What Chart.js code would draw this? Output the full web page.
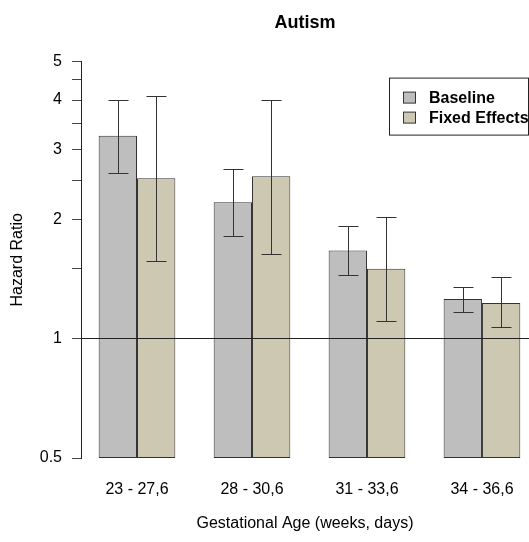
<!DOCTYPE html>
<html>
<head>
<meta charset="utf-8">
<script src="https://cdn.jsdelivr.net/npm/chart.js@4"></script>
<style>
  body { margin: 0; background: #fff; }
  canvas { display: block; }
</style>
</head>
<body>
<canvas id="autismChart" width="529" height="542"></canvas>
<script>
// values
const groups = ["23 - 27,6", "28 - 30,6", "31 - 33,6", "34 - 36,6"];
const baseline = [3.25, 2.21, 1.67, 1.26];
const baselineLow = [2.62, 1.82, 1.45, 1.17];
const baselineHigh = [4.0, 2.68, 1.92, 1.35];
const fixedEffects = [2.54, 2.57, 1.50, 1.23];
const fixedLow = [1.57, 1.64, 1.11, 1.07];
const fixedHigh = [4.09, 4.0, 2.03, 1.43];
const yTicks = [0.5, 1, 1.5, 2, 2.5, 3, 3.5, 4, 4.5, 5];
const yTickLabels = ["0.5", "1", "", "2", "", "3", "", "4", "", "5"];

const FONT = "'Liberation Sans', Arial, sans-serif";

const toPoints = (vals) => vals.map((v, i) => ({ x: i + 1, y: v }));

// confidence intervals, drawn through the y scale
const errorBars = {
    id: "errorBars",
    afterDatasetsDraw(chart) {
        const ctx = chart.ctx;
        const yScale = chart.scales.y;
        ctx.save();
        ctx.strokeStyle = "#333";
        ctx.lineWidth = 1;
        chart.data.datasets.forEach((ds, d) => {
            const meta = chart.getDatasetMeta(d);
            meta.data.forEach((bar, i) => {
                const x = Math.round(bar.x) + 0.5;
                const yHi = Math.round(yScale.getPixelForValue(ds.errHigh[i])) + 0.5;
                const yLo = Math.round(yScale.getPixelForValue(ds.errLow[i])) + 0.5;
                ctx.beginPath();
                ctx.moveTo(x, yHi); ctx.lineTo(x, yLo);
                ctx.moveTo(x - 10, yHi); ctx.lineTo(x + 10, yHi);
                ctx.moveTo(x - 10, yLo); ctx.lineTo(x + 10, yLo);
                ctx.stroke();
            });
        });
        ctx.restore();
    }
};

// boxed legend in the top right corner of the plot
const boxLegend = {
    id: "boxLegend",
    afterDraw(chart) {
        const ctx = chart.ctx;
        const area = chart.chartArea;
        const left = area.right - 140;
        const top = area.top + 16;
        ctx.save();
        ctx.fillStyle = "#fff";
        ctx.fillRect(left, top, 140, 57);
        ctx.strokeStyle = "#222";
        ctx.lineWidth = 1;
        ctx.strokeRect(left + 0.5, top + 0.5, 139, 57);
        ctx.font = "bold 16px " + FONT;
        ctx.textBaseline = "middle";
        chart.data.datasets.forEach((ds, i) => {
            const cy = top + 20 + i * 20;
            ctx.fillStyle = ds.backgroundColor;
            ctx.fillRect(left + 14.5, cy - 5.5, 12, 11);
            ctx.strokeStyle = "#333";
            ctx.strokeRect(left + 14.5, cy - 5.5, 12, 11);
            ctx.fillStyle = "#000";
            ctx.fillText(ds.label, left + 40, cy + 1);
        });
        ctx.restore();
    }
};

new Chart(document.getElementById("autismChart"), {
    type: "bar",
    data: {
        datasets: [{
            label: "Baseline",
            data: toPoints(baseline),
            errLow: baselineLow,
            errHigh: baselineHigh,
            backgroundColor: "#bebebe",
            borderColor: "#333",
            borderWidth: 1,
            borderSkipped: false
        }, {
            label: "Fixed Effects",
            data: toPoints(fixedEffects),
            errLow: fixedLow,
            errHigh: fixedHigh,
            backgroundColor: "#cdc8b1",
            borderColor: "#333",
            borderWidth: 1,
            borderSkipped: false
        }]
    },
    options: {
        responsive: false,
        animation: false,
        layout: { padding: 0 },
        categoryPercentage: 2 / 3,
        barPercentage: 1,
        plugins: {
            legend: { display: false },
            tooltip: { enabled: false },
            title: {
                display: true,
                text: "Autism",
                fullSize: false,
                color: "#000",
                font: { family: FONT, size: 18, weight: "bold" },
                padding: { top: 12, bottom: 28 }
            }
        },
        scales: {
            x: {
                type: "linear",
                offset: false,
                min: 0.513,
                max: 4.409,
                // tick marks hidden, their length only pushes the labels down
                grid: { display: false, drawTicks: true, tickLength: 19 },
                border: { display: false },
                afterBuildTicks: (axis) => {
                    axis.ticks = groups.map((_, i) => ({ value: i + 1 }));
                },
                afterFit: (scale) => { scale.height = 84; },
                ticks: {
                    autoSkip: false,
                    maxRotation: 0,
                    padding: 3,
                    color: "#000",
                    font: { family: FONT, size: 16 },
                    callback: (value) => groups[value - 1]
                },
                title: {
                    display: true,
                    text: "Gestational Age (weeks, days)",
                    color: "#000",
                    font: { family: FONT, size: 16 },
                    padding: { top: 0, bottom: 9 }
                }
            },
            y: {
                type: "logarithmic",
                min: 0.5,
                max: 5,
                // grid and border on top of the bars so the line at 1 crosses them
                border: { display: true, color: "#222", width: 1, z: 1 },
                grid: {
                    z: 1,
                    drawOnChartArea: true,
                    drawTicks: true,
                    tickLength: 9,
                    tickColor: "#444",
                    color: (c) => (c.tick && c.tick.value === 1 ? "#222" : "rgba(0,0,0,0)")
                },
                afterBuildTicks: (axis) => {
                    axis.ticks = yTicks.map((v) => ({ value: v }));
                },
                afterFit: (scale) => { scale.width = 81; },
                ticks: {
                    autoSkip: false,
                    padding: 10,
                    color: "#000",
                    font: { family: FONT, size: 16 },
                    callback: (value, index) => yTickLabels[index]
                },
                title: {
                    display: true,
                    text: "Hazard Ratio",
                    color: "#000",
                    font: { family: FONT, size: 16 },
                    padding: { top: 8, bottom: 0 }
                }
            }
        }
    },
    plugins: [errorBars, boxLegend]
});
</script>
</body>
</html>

════

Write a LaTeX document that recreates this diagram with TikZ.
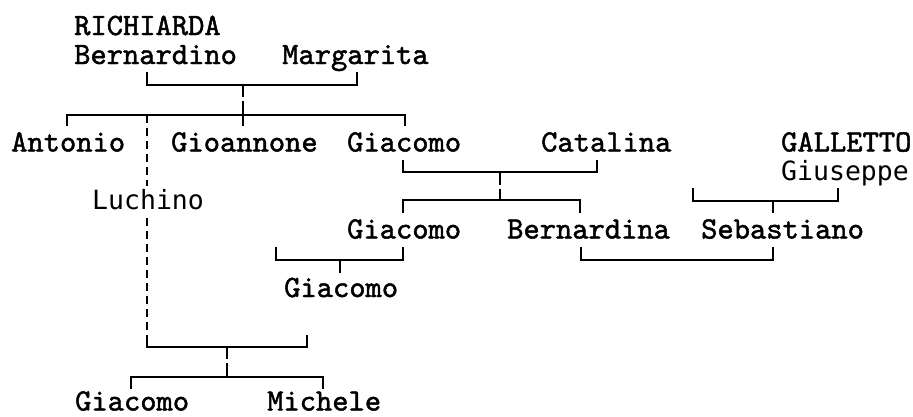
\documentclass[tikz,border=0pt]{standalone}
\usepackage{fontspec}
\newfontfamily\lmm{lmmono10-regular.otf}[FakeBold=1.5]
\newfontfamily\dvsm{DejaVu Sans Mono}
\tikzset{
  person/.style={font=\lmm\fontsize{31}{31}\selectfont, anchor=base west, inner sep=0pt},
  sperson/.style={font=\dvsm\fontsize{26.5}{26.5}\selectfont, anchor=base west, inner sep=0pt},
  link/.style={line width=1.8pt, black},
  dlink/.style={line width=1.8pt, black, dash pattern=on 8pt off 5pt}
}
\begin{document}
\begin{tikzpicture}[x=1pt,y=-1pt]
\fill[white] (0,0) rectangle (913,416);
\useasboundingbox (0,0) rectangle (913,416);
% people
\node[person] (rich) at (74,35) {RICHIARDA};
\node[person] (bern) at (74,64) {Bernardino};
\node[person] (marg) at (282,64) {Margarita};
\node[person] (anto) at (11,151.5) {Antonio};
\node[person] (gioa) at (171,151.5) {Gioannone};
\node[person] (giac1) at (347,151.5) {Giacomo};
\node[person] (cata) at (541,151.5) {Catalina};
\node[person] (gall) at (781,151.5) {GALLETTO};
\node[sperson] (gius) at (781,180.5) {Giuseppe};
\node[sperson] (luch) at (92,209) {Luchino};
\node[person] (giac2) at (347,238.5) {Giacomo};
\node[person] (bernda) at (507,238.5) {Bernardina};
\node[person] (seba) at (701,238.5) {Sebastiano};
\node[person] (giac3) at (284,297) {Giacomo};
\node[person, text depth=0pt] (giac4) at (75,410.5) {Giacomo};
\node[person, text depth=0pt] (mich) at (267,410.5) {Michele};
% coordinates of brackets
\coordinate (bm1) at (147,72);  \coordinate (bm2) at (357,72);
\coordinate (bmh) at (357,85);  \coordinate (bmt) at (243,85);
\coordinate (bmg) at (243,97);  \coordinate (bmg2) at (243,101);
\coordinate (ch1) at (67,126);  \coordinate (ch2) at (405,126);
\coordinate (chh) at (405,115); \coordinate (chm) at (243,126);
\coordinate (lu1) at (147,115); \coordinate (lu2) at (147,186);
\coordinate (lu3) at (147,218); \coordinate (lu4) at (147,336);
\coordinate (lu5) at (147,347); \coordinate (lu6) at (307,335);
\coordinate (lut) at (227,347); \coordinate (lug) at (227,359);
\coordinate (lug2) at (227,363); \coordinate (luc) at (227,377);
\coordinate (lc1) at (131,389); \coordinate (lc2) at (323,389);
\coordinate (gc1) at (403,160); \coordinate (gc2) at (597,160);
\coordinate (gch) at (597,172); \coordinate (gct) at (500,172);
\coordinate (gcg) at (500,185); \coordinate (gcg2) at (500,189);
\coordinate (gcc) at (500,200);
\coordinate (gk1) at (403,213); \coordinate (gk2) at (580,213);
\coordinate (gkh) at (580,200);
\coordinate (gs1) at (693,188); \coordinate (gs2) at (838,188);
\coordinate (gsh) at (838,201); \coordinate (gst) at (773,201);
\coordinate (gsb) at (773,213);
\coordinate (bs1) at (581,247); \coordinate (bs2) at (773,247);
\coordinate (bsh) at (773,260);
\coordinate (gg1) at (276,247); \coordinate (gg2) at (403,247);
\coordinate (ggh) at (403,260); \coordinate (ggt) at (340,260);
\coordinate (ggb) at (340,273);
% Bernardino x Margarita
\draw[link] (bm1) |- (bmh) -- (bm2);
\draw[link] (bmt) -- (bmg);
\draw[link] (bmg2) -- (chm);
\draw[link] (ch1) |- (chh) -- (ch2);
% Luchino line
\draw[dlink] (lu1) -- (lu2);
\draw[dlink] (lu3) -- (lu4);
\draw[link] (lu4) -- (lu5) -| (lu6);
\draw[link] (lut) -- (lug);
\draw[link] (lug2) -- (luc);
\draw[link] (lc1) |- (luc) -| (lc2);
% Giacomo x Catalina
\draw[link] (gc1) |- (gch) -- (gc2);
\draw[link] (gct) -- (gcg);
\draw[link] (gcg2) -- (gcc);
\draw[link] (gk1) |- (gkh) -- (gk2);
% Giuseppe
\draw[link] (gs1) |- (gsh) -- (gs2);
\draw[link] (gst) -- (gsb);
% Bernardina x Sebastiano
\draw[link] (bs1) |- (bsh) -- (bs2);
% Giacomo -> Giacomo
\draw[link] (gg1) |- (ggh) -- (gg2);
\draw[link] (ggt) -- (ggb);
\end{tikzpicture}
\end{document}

════

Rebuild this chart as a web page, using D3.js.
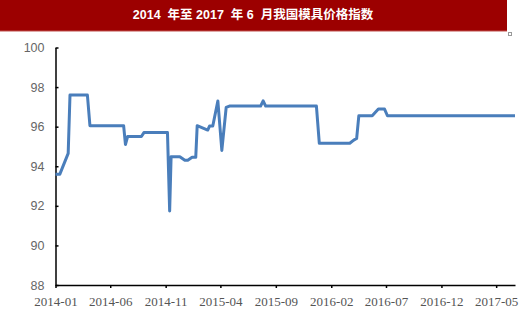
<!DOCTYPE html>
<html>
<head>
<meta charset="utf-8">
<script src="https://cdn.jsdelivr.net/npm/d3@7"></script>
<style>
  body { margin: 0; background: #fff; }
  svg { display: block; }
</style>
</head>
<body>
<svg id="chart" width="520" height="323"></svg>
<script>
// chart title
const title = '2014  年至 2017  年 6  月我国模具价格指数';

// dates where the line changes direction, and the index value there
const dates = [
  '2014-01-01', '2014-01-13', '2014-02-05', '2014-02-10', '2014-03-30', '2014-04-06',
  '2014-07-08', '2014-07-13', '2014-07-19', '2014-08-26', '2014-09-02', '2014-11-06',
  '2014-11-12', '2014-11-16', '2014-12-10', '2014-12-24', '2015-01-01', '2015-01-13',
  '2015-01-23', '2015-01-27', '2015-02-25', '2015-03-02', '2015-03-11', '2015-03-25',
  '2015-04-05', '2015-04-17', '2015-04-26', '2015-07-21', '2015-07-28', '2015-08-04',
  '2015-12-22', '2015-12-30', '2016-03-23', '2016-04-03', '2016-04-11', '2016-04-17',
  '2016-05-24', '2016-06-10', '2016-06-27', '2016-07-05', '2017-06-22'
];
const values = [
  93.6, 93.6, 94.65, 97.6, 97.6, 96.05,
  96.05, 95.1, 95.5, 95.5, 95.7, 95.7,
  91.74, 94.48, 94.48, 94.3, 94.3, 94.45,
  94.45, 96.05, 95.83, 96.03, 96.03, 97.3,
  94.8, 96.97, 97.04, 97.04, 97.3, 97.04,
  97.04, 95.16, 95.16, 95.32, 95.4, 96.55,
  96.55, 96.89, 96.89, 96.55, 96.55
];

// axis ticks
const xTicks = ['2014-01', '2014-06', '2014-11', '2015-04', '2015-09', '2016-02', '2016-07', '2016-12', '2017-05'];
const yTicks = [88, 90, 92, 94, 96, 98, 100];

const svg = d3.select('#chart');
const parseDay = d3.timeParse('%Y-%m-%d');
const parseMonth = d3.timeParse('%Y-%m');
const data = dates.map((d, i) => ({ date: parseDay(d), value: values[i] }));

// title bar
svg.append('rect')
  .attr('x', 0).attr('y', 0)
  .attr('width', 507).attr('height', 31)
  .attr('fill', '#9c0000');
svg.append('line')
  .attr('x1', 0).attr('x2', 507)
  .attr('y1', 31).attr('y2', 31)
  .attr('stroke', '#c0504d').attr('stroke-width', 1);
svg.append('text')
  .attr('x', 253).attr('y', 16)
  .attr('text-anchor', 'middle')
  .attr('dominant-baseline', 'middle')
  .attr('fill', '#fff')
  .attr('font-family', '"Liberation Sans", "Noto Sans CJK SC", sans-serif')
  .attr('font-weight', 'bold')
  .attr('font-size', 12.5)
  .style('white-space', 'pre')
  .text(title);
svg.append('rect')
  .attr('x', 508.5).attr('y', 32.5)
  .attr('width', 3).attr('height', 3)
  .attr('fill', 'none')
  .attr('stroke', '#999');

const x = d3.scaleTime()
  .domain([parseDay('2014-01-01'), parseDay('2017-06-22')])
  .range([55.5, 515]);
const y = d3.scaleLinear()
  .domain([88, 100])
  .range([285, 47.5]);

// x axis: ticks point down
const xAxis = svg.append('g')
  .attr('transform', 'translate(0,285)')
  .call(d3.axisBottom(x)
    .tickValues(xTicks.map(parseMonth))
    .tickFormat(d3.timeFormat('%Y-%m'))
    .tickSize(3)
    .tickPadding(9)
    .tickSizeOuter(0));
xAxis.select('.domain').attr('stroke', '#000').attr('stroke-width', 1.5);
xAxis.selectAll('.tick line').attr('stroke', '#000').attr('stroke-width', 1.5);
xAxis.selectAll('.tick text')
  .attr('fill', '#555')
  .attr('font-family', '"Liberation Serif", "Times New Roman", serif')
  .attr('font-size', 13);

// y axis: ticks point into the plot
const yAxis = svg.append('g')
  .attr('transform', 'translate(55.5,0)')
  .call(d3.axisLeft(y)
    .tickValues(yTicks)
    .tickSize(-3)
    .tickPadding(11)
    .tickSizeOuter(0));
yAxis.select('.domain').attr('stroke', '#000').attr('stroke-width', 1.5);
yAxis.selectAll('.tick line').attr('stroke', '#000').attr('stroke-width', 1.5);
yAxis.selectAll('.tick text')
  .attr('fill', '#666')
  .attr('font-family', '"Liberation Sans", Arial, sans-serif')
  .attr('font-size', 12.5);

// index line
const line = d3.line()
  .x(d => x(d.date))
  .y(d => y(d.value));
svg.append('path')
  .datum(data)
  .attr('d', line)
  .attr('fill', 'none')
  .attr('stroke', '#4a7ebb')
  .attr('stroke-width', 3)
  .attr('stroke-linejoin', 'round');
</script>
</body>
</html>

════

**TASK OBJECTIVE**
Output nothing except the lines from the one containing "Rebuild this chart" through the one containing "const title = '2014", both kept, with the pictures removed.

**FULL OUTPUT**
Rebuild this chart as a web page, using D3.js.
<!DOCTYPE html>
<html>
<head>
<meta charset="utf-8">
<script src="https://cdn.jsdelivr.net/npm/d3@7"></script>
<style>
  body { margin: 0; background: #fff; }
  svg { display: block; }
</style>
</head>
<body>
<svg id="chart" width="520" height="323"></svg>
<script>
// chart title
const title = '2014  年至 2017  年 6  月我国模具价格指数';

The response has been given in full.